A new chapter awaits: Detroit Lakes library director Mary Haney to retire Jan. 31
These days, most Detroit Lakes residents know Mary Haney as the director of the Detroit Lakes Public Library, a position she has held since Sept. 3, 2001.
But the long time Detroit Lakes resident — her parents, Jim and Theresa Haney, moved to the community in 1961, when Mary was just seven years old — also had a legal practice here in town for many years.
"I handled primarily three areas of law: family law, estate planning and probate," Haney said, adding that she continued to operate her practice in Detroit Lakes for 20 years after obtaining her juris doctorate degree from the University of Minnesota Law School in Minneapolis.
And then, one day, she decided she was done.
"My brain wanted something new to do," she said, adding, "After 20 years of doing anything, it's time to move on, or at least that's how it is with me."
So Haney went back to school — but the area of study she chose, library and information science (LIS), wasn't one that was readily available in the area.
"At the time, there were no ALA (American Library Association)-accredited library science programs in Minnesota, North Dakota or South Dakota," she explained. "The University of North Texas had started a distance education program in Minnesota, when the dean of the school of library and information science realized that Minneapolis is closer to Denton, Texas (the university's home base), than El Paso, Texas is, and they already had a distance ed program in El Paso... so why not start one in Minnesota, right?
"At any rate, I was searching online for a LIS program and ran across the University of North Texas's website, that had a banner saying, 'Ask about our Minnesota program,'" Haney continued. "So I did, and that's how I got into the North Texas program. Some of the classes were held by interactive TV at St. Cloud State and some were entirely online. I only had to go to Texas for about a week and a half, so I never moved away from Detroit Lakes."
Though she obtained her Master of Library and Information Science (MILS) degree while still living and working in the community, Haney said, "I wasn't planning on staying in Detroit Lakes. I thought I would have to leave the community, and that's what I planned on doing. I interviewed in several other locations — and was offered jobs — but at the same time, my current position came open, so when I was offered this job, I turned down the other jobs I had pending and ended up staying right here, in my hometown."

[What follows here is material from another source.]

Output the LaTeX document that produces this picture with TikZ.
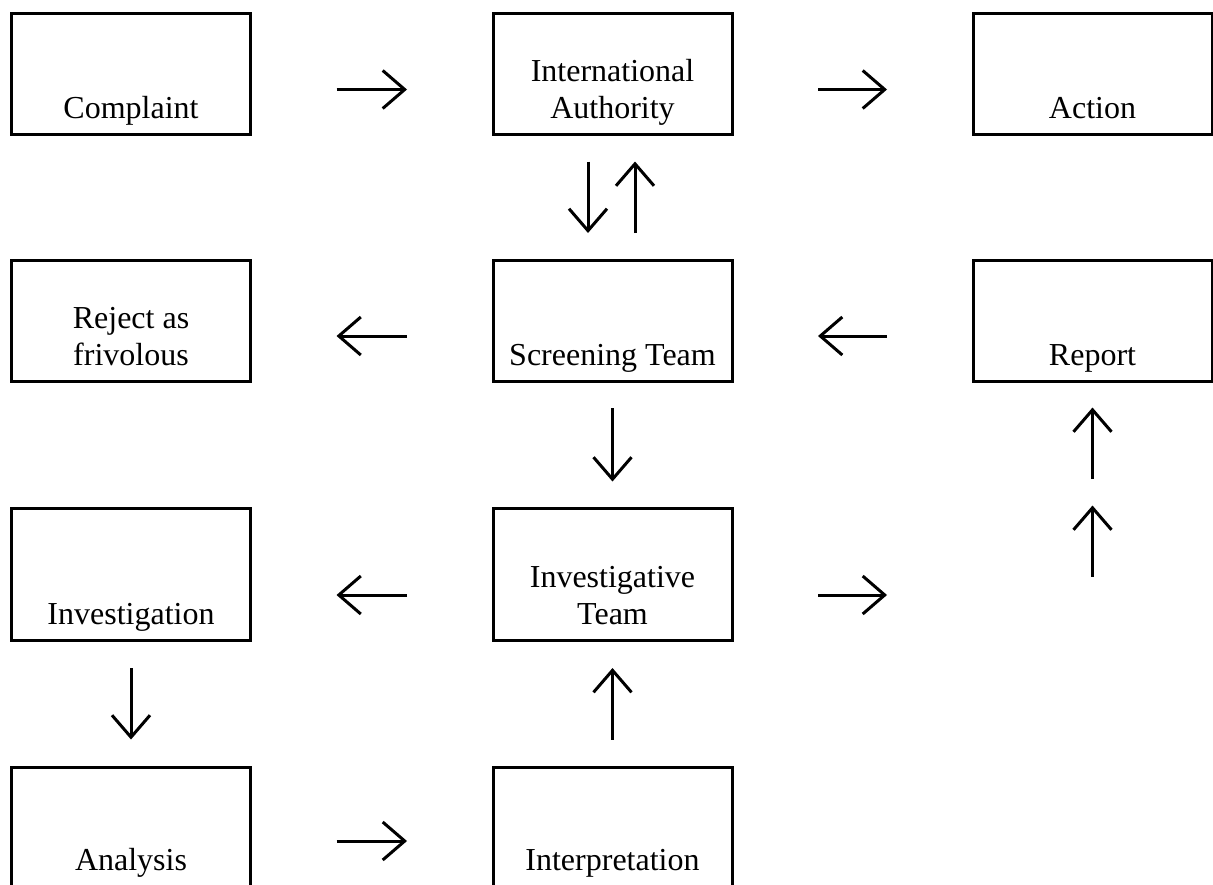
\documentclass[tikz,border=0pt]{standalone}
\usepackage{fontspec}
\setmainfont{Liberation Serif}
\usetikzlibrary{arrows.meta}
\newcommand{\twolines}[2]{\begin{tabular}[b]{@{}c@{}}#1\\#2\end{tabular}}
\tikzset{
  stage/.style={draw, line width=1.5pt, inner sep=0pt, outer sep=0pt, anchor=north,
    minimum width=119.5pt, text height=#1, text depth=8pt},
  flow/.style={line width=1.5pt, -{Straight Barb[length=11pt,width=19pt]}},
  gap/.style={shorten <=#1, shorten >=#1}
}
\begin{document}
\begin{tikzpicture}[x=0.5pt,y=-0.5pt,font=\fontsize{16pt}{18.5pt}\selectfont]
\useasboundingbox (0,0) rectangle (1213,884);
% first row
\node[stage=52.5pt] (complaint) at (131,13.5) {Complaint};
\node[stage=52.5pt] (authority) at (612.5,13.5) {\twolines{International}{Authority}};
\node[stage=52.5pt] (action) at (1092.5,13.5) {Action};
% second row
\node[stage=52.5pt] (reject) at (131,260) {\twolines{Reject as}{frivolous}};
\node[stage=52.5pt] (screening) at (612.5,260) {Screening Team};
\node[stage=52.5pt] (report) at (1092.5,260) {Report};
% third row
\node[stage=57.75pt] (investigation) at (131,508.5) {Investigation};
\node[stage=57.75pt] (investteam) at (612.5,508.5) {\twolines{Investigative}{Team}};
% last row, cut by the page edge
\node[stage=51.25pt] (analysis) at (131,767.5) {Analysis};
\node[stage=51.25pt] (interpretation) at (612.5,767.5) {Interpretation};
% arrows along the rows
\foreach \a/\b in {complaint/authority, authority/action, screening/reject, report/screening, investteam/investigation, analysis/interpretation}
  \draw[flow, gap=102.75pt] ([yshift=14.5pt]\a.base) -- ([yshift=14.5pt]\b.base);
\draw[flow, gap=102.75pt] ([yshift=14.5pt]investteam.base) -- ([yshift=14.5pt]investteam.base -| report.center);
% arrows between the rows
\draw[flow, gap=13.5pt] ([xshift=-12.25pt]authority.south) -- ([xshift=-12.25pt]screening.north);
\draw[flow, gap=13.5pt] ([xshift=11.25pt]screening.north) -- ([xshift=11.25pt]authority.south);
\draw[flow, gap=13.5pt] (screening) -- (investteam);
\draw[flow, gap=14pt] (investigation) -- (analysis);
\draw[flow, gap=14pt] (interpretation) -- (investteam);
% two arrows up to the report
\coordinate (relay) at ([yshift=-62.25pt]report.south);
\coordinate (feed) at ([yshift=-35.5pt]relay);
\draw[flow] (feed) -- (relay);
\draw[flow, gap=13.25pt] (relay) -- (report);
\end{tikzpicture}
\end{document}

It's a decision she hasn't regretted. After all, not only does her family still live in the area, but she loves her work.
"I love interacting with people, talking about what they're reading, watching on TV, listening to," Haney says. "That's called reader's advisory, and I love doing it. There's no better place to work than a library."
But on the other hand, Haney says, she's once again ready to move on to a new chapter.
"I qualify for Medicare now," Haney says simply, alluding to the fact that she recently turned 65. "I have a lot of other things I want to do."
Some of her plans include traveling, gardening, spending time with family, and cleaning house — literally.
"I may actually get my house clean for a change," she laughs.
As for traveling, "I have several trips planned," Haney says, "starting with one to Key West, Fla., in February."
Her gardening plans include doing something with the big yard outside her home in Detroit Lakes, which she has no plans to vacate in the immediate future.
After all, she adds, most of her family still lives within an hour's drive.
Though her mother Theresa passed away a couple of years ago, her father Jim still lives in Detroit Lakes, and she also has a brother, Jim Jr., in Moorhead, and a sister, Liz Malecki, in Fargo.
"I also have five nephews, three of them with children," Haney said, adding that she truly enjoys "hanging out and playing with" an assortment of great-nieces and great nephews, who range in age from 3 to 11.
But all of that is still a couple of months away, Haney noted: "My last day is Jan. 31."
Until then, she'll continue to do the job she loves — though it's a job that has changed a lot over the years.
"I had been the director here for a little over a week when very bad things happened in America," Haney said, referring to the terror attacks of Sept. 11, 2001.
"We were scrambling for information (at the library), so I plugged the TV in and tried to get it to work," said Haney, adding that she was forced to use an old-fashioned "rabbit-ear" antenna, as the library didn't have cable television.
Of course, they also didn't have web streaming, as the Internet was a lot more basic back then.
"Technology has changed a lot," Haney said. "When I started here, we provided lots of homework help, for students of all ages, and we still had quite a large reference section of books in print.
"It took a long time for e-books and e-readers to really have an impact on us," she said. "What really had the biggest impact was the widespread use of smartphones."
Today, Haney said, people use their phones for everything, including research and homework help — "even though they aren't always getting their information from the most reliable resources," she added.
"You really have to use your common sense and intelligence to find reliable resources — and libraries are really great at helping people sort that out," she added with a smile. "They always have been."